WORK REQUIRED: Output the material below in its entirety, exactly as given.

DATA EXCERPT:

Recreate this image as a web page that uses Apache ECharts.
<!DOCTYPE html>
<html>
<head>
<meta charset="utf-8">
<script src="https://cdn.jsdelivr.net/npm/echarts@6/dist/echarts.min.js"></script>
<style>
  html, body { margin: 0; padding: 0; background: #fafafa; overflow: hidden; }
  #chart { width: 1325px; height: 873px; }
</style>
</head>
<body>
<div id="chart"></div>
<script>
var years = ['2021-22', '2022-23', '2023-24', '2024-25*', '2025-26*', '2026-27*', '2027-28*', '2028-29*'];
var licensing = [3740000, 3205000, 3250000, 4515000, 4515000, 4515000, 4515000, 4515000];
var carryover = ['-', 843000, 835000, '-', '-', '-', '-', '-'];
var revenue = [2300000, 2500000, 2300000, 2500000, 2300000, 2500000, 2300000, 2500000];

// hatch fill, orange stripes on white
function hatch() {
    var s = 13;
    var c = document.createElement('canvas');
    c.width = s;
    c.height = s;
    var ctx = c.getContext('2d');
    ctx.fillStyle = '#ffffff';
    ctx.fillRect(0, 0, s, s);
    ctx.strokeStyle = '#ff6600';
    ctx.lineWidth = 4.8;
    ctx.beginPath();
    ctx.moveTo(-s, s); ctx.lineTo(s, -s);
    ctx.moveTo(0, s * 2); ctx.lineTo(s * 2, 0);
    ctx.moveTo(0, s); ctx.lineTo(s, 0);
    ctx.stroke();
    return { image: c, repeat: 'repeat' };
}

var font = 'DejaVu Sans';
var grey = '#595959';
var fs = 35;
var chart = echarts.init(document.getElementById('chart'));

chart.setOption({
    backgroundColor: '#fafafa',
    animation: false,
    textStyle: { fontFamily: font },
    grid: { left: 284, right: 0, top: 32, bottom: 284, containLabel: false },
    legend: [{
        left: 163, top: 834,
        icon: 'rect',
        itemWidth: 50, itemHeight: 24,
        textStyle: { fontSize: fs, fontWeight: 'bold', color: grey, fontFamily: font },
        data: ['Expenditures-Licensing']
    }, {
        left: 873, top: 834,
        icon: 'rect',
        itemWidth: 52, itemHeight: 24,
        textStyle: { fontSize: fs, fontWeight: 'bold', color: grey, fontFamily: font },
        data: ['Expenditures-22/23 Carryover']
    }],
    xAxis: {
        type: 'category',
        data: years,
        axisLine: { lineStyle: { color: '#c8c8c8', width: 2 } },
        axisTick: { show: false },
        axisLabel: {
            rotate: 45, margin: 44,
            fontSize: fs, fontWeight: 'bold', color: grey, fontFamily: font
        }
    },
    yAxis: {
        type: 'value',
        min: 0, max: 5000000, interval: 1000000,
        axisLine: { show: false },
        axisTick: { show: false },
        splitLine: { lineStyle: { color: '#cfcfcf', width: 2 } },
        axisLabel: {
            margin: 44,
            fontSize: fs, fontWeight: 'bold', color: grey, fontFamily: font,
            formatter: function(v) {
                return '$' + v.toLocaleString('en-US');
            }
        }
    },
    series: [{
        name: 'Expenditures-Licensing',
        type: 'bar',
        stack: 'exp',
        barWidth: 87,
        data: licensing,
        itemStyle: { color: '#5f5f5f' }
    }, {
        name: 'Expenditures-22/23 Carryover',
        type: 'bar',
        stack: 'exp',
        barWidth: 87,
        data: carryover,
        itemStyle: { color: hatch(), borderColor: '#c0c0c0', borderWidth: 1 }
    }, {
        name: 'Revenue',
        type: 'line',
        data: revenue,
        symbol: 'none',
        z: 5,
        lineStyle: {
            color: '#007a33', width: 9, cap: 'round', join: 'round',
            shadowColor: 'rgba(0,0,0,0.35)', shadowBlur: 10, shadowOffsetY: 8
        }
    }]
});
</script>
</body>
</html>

FULL SOLUTION:
Recreate this image as a web page that uses Apache ECharts.
<!DOCTYPE html>
<html>
<head>
<meta charset="utf-8">
<script src="https://cdn.jsdelivr.net/npm/echarts@6/dist/echarts.min.js"></script>
<style>
  html, body { margin: 0; padding: 0; background: #fafafa; overflow: hidden; }
  #chart { width: 1325px; height: 873px; }
</style>
</head>
<body>
<div id="chart"></div>
<script>
var years = ['2021-22', '2022-23', '2023-24', '2024-25*', '2025-26*', '2026-27*', '2027-28*', '2028-29*'];
var licensing = [3740000, 3205000, 3250000, 4515000, 4515000, 4515000, 4515000, 4515000];
var carryover = ['-', 843000, 835000, '-', '-', '-', '-', '-'];
var revenue = [2300000, 2500000, 2300000, 2500000, 2300000, 2500000, 2300000, 2500000];

// hatch fill, orange stripes on white
function hatch() {
    var s = 13;
    var c = document.createElement('canvas');
    c.width = s;
    c.height = s;
    var ctx = c.getContext('2d');
    ctx.fillStyle = '#ffffff';
    ctx.fillRect(0, 0, s, s);
    ctx.strokeStyle = '#ff6600';
    ctx.lineWidth = 4.8;
    ctx.beginPath();
    ctx.moveTo(-s, s); ctx.lineTo(s, -s);
    ctx.moveTo(0, s * 2); ctx.lineTo(s * 2, 0);
    ctx.moveTo(0, s); ctx.lineTo(s, 0);
    ctx.stroke();
    return { image: c, repeat: 'repeat' };
}

var font = 'DejaVu Sans';
var grey = '#595959';
var fs = 35;
var chart = echarts.init(document.getElementById('chart'));

chart.setOption({
    backgroundColor: '#fafafa',
    animation: false,
    textStyle: { fontFamily: font },
    grid: { left: 284, right: 0, top: 32, bottom: 284, containLabel: false },
    legend: [{
        left: 163, top: 834,
        icon: 'rect',
        itemWidth: 50, itemHeight: 24,
        textStyle: { fontSize: fs, fontWeight: 'bold', color: grey, fontFamily: font },
        data: ['Expenditures-Licensing']
    }, {
        left: 873, top: 834,
        icon: 'rect',
        itemWidth: 52, itemHeight: 24,
        textStyle: { fontSize: fs, fontWeight: 'bold', color: grey, fontFamily: font },
        data: ['Expenditures-22/23 Carryover']
    }],
    xAxis: {
        type: 'category',
        data: years,
        axisLine: { lineStyle: { color: '#c8c8c8', width: 2 } },
        axisTick: { show: false },
        axisLabel: {
            rotate: 45, margin: 44,
            fontSize: fs, fontWeight: 'bold', color: grey, fontFamily: font
        }
    },
    yAxis: {
        type: 'value',
        min: 0, max: 5000000, interval: 1000000,
        axisLine: { show: false },
        axisTick: { show: false },
        splitLine: { lineStyle: { color: '#cfcfcf', width: 2 } },
        axisLabel: {
            margin: 44,
            fontSize: fs, fontWeight: 'bold', color: grey, fontFamily: font,
            formatter: function(v) {
                return '$' + v.toLocaleString('en-US');
            }
        }
    },
    series: [{
        name: 'Expenditures-Licensing',
        type: 'bar',
        stack: 'exp',
        barWidth: 87,
        data: licensing,
        itemStyle: { color: '#5f5f5f' }
    }, {
        name: 'Expenditures-22/23 Carryover',
        type: 'bar',
        stack: 'exp',
        barWidth: 87,
        data: carryover,
        itemStyle: { color: hatch(), borderColor: '#c0c0c0', borderWidth: 1 }
    }, {
        name: 'Revenue',
        type: 'line',
        data: revenue,
        symbol: 'none',
        z: 5,
        lineStyle: {
            color: '#007a33', width: 9, cap: 'round', join: 'round',
            shadowColor: 'rgba(0,0,0,0.35)', shadowBlur: 10, shadowOffsetY: 8
        }
    }]
});
</script>
</body>
</html>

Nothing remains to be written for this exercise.